Durante el mes de julio, y, mientras, como ya he dicho, nuestra parte de la ciudad parecía sufrir poco en comparación con la parte oeste, yo solía ir por la calle según lo exigían mis negocios, y de ordinario iba una vez al día, o a veces una vez cada dos días, al recinto amurallado, a casa de mi hermano, quien la había confiado a mis cuidados, para ver si todo seguía en orden; y como llevaba la llave en el bolsillo solía entrar en la casa y recorrer la mayoría de las habitaciones, para cerciorarme de que no había novedad; pues, aunque resulte casi increíble que haya corazones tan endurecidos como para robar y desvalijar en medio de una calamidad como aquélla, lo cierto es que toda clase de fechorías, e incluso de liviandades y libertinajes, se cometían en la ciudad, y tan abiertamente como siempre, aunque yo no creo que con tanta frecuencia como antes porque la población había disminuido por muchos motivos.

Pero también la ciudad empezó a ser afectada por la peste–me refiero al recinto amurallado–, aunque allí la población había disminuido extraordinariamente, debido al gran número de personas que habían abandonado Londres; e incluso durante todo este mes de julio seguían huyendo, aunque no en tanta proporción como antes. La verdad es que en agosto la desbandada fue tan general que empecé a pensar que en la ciudad no quedarían más que los magistrados y los criados.

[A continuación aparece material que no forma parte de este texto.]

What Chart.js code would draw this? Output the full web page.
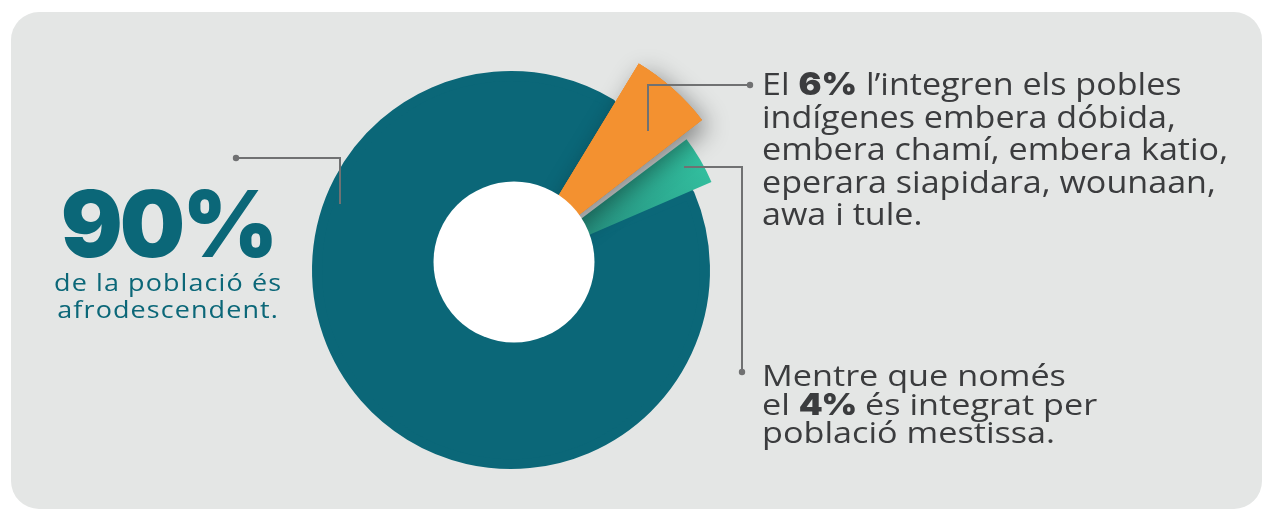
<!DOCTYPE html>
<html>
<head>
<meta charset="utf-8">
<script src="https://cdn.jsdelivr.net/npm/chart.js@4.4.1/dist/chart.umd.min.js"></script>
<style>
  html, body { margin: 0; padding: 0; background: #ffffff; width: 1262px; height: 510px; overflow: hidden; }
  #card { position: absolute; left: 11px; top: 12px; width: 1251px; height: 497px; background: #e4e6e5; border-radius: 28px; }
  #c { position: absolute; left: 0; top: 0; }
  .t { position: absolute; white-space: nowrap; }
  #big { left: 0; width: 336px; text-align: center; top: 178px; font-family: "Inter", sans-serif; font-weight: 900; font-size: 92px; line-height: 92px; color: #0b6778; letter-spacing: -3px; }
  #sub { left: 0; width: 336px; text-align: center; top: 268px; font-family: "Open Sans", sans-serif; font-weight: 400; font-size: 24.5px; line-height: 27px; color: #0b6778; letter-spacing: 1px; transform: scaleX(1.1); transform-origin: 167px 0; }
  #r1 { left: 762px; top: 67px; font-family: "Open Sans", sans-serif; font-size: 31px; line-height: 32.2px; color: #3b3c3e; transform: scaleX(1.1); transform-origin: 0 0; }
  #r2 { left: 762px; top: 361px; font-family: "Open Sans", sans-serif; font-size: 30px; line-height: 28.5px; color: #3b3c3e; transform: scaleX(1.14); transform-origin: 0 0; }
  #r2 b { letter-spacing: -1px; }
  b { font-family: "Inter", sans-serif; font-weight: 900; }
</style>
</head>
<body>
<div id="card"></div>
<canvas id="c" width="1262" height="510"></canvas>
<div class="t" id="big">90%</div>
<div class="t" id="sub">de la població és<br>afrodescendent.</div>
<div class="t" id="r1">El <b>6%</b> l’integren els pobles<br>indígenes embera dóbida,<br>embera chamí, embera katio,<br>eperara siapidara, wounaan,<br>awa i tule.</div>
<div class="t" id="r2">Mentre que només<br>el <b>4%</b> és integrat per<br>població mestissa.</div>
<script>
// ---- data ----
const categories = ['Afrodescendent', 'Pobles indígenes', 'Població mestissa'];
const values = [90, 6, 4];

// ---- style ----
const colors = ['#0b6778', '#f39130', null];
const sliceRadius = [194, 232, 208];   // outer radius per slice (px), teal border adds 5
const explode = [0, 11, 11];           // outward shift per slice (px)

function greenGradient(chart) {
  const area = chart.chartArea;
  if (!area) return '#2fb99a';
  const cx = (area.left + area.right) / 2, cy = (area.top + area.bottom) / 2;
  const a = (60 - 90) * Math.PI / 180;
  const g = chart.ctx.createLinearGradient(cx, cy, cx + 210 * Math.cos(a), cy + 210 * Math.sin(a));
  g.addColorStop(0.38, '#279482');
  g.addColorStop(1, '#32be9e');
  return g;
}

const slicePlugin = {
  id: 'sliceStyle',
  afterDatasetsUpdate(chart) {
    const meta = chart.getDatasetMeta(0);
    meta.data.forEach((el, i) => {
      const circ = el.endAngle - el.startAngle;
      const fix = 1 - Math.sin(Math.min(Math.PI, circ));
      el.outerRadius = sliceRadius[i] - explode[i] * fix;
    });
  },
  afterDatasetsDraw(chart) {
    const ctx = chart.ctx;
    const meta = chart.getDatasetMeta(0);
    // orange slice with drop shadow, over the green one
    ctx.save();
    ctx.shadowColor = 'rgba(0,0,0,0.42)';
    ctx.shadowBlur = 24;
    ctx.shadowOffsetX = 6;
    ctx.shadowOffsetY = 7;
    meta.data[1].draw(ctx);
    ctx.restore();
    meta.data[1].draw(ctx);
    // white hole
    const el = meta.data[0];
    ctx.save();
    ctx.fillStyle = '#ffffff';
    ctx.beginPath();
    ctx.arc(el.x + 3, el.y - 8, 80.5, 0, Math.PI * 2);
    ctx.fill();
    ctx.restore();
  },
  afterDraw(chart) {
    const ctx = chart.ctx;
    ctx.save();
    ctx.strokeStyle = '#707172';
    ctx.fillStyle = '#707172';
    ctx.lineWidth = 2;
    const paths = [
      [[236, 158], [340, 158], [340, 204]],
      [[750, 85], [648, 85], [648, 131]],
      [[742, 372], [742, 167], [684, 167]]
    ];
    paths.forEach(p => {
      ctx.beginPath();
      ctx.moveTo(p[0][0], p[0][1]);
      for (let k = 1; k < p.length; k++) ctx.lineTo(p[k][0], p[k][1]);
      ctx.stroke();
      ctx.beginPath();
      ctx.arc(p[0][0], p[0][1], 3.2, 0, Math.PI * 2);
      ctx.fill();
    });
    ctx.restore();
  }
};

new Chart(document.getElementById('c'), {
  type: 'pie',
  data: {
    labels: categories,
    datasets: [{
      data: values,
      backgroundColor: (ctx) => ctx.dataIndex === 2 ? greenGradient(ctx.chart) : colors[ctx.dataIndex],
      borderColor: colors[0],
      borderWidth: [10, 0, 0],
      borderJoinStyle: 'round',
      offset: explode.map(v => v * 4),
      radius: 199,
      rotation: 67
    }]
  },
  options: {
    responsive: false,
    animation: false,
    layout: { padding: { left: 10, right: 250, top: 30, bottom: 0 } },
    plugins: { legend: { display: false }, tooltip: { enabled: false } },
    events: []
  },
  plugins: [slicePlugin]
});
</script>
</body>
</html>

La gente huía de Londres, pero debo hacer notar que también la Corte había abandonado la ciudad en un principio, es decir, en el mes de junio, y se había trasladado a Oxford, en donde Dios quiso protegerla; y el mal, según he oído decir, no afectó a ningún miembro de la Corte, a pesar de lo cual no podía decir que dieran grandes muestras de agradecimiento al cielo, ni apenas que corrigieran sus costumbres, aunque, puede muy bien decirse, sin faltar a la caridad, que lo escandaloso de sus vicios había contribuido en no poca medida a atraer sobre toda la nación tan terrible azote.

La verdad es que el aspecto de Londres había cambiado de un modo singular, y al decir esto me refiero a todo el conjunto de los grandes edificios, al recinto de la ciudad, a las liberties, a los suburbios, a Westminster, a Southwark, a todo en general; pues lo que propiamente se llamaba ciudad, o sea, el recinto amurallado, apenas había sufrido los estragos de la epidemia. Pero, como decía, en conjunto el aspecto de las cosas había cambiado mucho, el pesar y la tristeza se pintaban en todos los rostros; y, aunque algunos barrios casi no habían sido afectados por la peste, todo el mundo parecía profundamente inquieto; y, como veíamos que la epidemia progresaba día a día, todos se consideraban a sí mismos y a sus familias en el mayor peligro. Si fuera posible ofrecer una descripción fiel de aquellos tiempos a quienes no los han vivido, y dar al lector una idea exacta del horror que imperaba en todas partes, no dejaría de producir una justificada impresión en sus espíritus y llenarles de pasmo. Bien podría decirse que todo Londres lloraba; cierto que por las calles no se veía ropa de luto, pues nadie, ni aun por sus parientes más próximos, se vestía de negro ni llevaba encima ninguna prenda de las consideradas de luto; pero la voz del dolor se oía por doquier. Los gritos de mujeres y niños en las ventanas y puertas de las casas en donde tal vez sus parientes más próximos estaban agonizando, o acababan de morir, se oían con tanta frecuencia al pasar por las calles que oírlos bastaba para destrozar el más duro de los corazones. En casi todas las casas se veían lágrimas y se oían lamentos, sobre todo en los primeros tiempos de la epidemia, pues hacia el final los corazones de los hombres estaban tan endurecidos y era tal la costumbre de tener la muerte siempre ante los ojos, que ni siquiera se preocupaban por la pérdida de sus amigos, esperando que a ellos mismos les llegase su hora de un momento a otro.